SOURCE MATERIAL:

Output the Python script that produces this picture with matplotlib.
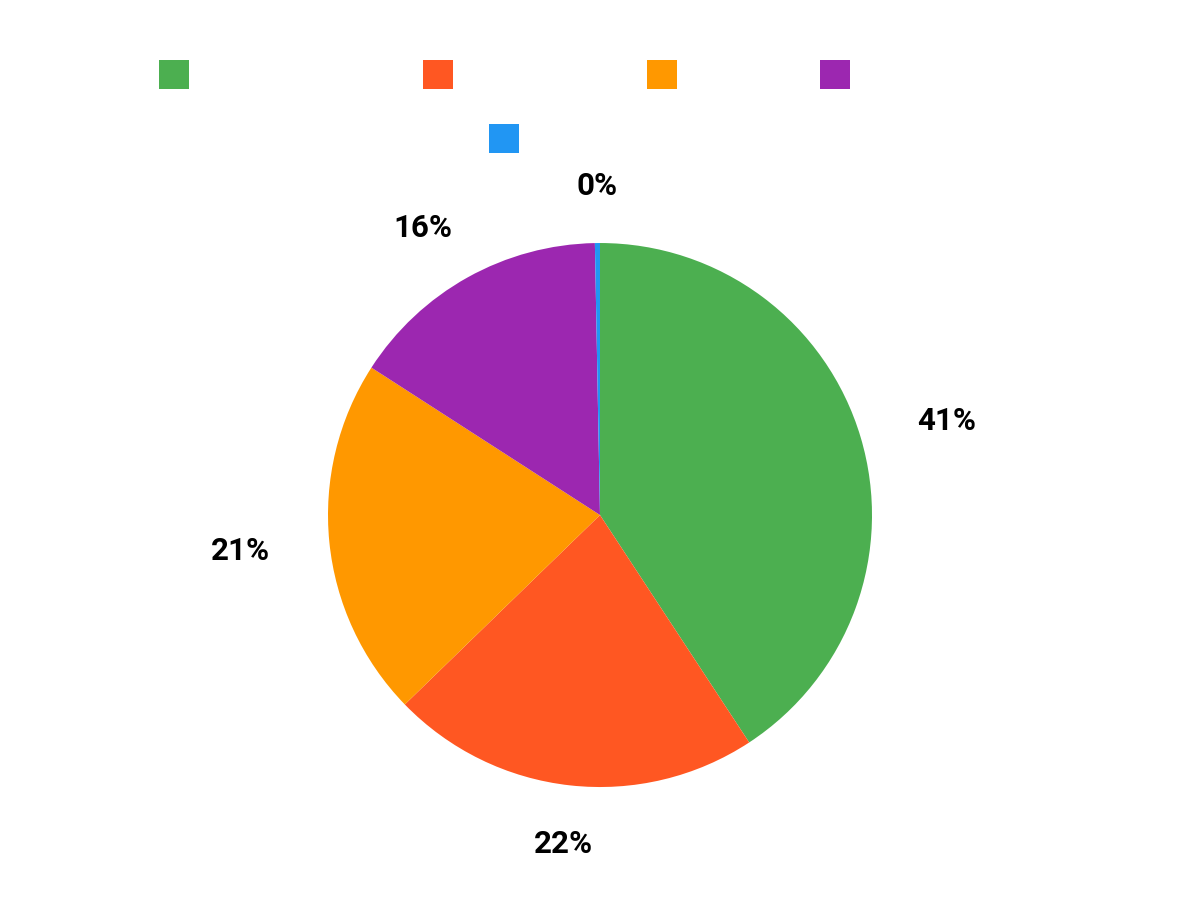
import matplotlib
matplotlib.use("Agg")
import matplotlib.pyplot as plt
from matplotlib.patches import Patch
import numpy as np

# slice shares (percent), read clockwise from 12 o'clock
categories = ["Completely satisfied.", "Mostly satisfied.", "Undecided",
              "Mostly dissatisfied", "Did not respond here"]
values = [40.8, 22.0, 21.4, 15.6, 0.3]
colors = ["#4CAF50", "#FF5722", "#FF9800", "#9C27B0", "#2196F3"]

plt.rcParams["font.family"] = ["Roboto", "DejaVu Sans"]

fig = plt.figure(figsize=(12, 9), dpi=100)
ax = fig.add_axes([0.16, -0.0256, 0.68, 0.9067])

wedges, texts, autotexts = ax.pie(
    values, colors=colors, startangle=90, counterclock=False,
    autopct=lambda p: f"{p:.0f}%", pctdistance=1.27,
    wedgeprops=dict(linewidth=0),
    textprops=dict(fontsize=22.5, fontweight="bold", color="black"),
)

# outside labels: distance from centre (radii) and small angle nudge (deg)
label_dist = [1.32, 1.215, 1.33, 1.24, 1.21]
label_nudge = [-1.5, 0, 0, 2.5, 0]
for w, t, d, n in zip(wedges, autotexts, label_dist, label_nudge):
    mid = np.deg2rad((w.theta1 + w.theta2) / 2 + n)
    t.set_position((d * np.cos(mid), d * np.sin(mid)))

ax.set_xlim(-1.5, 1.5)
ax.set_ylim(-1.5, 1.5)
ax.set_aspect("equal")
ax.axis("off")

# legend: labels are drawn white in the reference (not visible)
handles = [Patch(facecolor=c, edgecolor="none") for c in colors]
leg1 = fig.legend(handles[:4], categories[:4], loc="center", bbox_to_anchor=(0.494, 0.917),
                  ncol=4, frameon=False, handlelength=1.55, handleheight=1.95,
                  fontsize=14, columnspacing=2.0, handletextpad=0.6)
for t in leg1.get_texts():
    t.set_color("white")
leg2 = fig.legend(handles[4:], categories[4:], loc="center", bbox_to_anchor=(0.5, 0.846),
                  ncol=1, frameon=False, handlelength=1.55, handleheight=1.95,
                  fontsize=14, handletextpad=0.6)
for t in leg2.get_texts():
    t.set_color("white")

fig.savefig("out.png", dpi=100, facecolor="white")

DESCRIPTION OF THE TASK: Every line holding "matplotlib" should be copied out.

WRITTEN SOLUTION:
Output the Python script that produces this picture with matplotlib.
import matplotlib
matplotlib.use("Agg")
import matplotlib.pyplot as plt
from matplotlib.patches import Patch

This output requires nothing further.